High Temperature: 88F Low Temperature: 50F Sunrise: 7:29 am Sunset: 6:55 pm Humidity: 46% Wind: sse 14 mph Chance of Rain: 10%
Something is killing our oaks trees. This part of Oklahoma is not known for its towering hardwoods. Instead, our woods are populated by scrappy winged elms, weedy persimmons, glacially-slow growing hackberries, and squat black jack oaks. But here and there we have a few towering oak trees of a kind with branches that slope down towards the earth, creating a sheltering, shady canopy. The trees are straight and tall and true.
But we've lost several beautiful specimens over the years. The dying process is a slow one. It starts with a kind of scaly look to the bark as lichen creeps along and up the branches. Pockets of browned and crumpled leaves dot the tree and eventually, whole branches simply drop to the ground. Eventually all of the branches fall and what remains is a limbless tower of rotten wood.
The one pictured above sits in the western pasture near a shallow gully that fills with water during heavy rains. It's in a spot that makes for a nice resting place in which to get out of the sun for a bit during high summer walks. I can see the progression of steely-green lichen on its bark and there are several dead branches on the ground at its feet. I expect in a few years, this mighty oak will be reduced to worm and insect food, its imposing presence just a memory.
High Temperature: 84F Low Temperature: 58F Sunrise: 7:28 am Sunset: 6:56 pm Humidity: 57% Wind: nne 4 mph Chance of Rain: 10%
Last night just after the sun went down behind the line of trees in the west, we walked up the driveway to turn off the oil pump.
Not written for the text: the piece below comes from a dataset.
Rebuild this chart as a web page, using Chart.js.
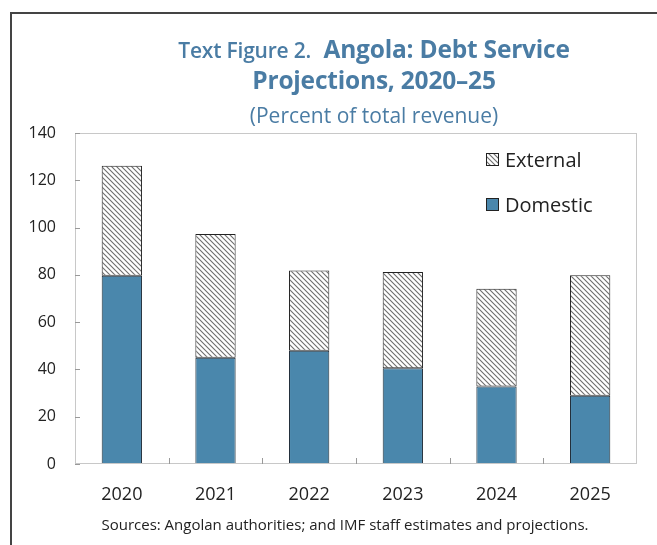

As my husband did the honors of flipping the switch, I heard a piercing, hawk-like cry from above. Looking up into the absolutely clear blue sky, I saw a medium-sized bird with sharply tapered wings turning and dropping and diving. Then I saw another one and another and another. They stayed fairly close together, circling high above and around the field that surrounds the oil pump. The only other distinguishing feature I could make out was a white bar across the underside of their wings. We thought they were probably night jars. A quick internet search revealed that the birds were night hawks. They look very similar to night jars, and like night jars, disappear into their environments when on the ground. But my goodness, what skilled fliers!
I was happy to think of these four birds with the fading sky all to themselves, cleaning the airspace of insects as they made their way to their winter home somewhere to the south.
High Temperature: 81F Low Temperature: 60F Sunrise: 7:28 am Sunset: 6:57 pm Humidity: 59% Wind: sse 9 mph Chance of Rain: 10%
For the past couple of weeks, my husband and I have looked with especial anticipation to the quiet time after dinner, after the last walk of the day, to fire up the Apple TV and tune into the French series, The Bureau. Amazon Prime got us hooked by making the first season available to watch for free. It was so good that we splashed out for a Sundance Now subscription just to watch Seasons 2, 3, 4, and 5.
The series centers around a small group within a larger espionage agency whose focus, at least for the seasons we've seen so far, is the Middle East. The location filming is impressive, the characters engaging, the acting top-notch, and the storylines - though far-fetched here and there - are riveting. We are finicky television and movie consumers and can turn fickle on a dime (witness: The Wire), but three seasons into The Bureau, we are still glued to the set.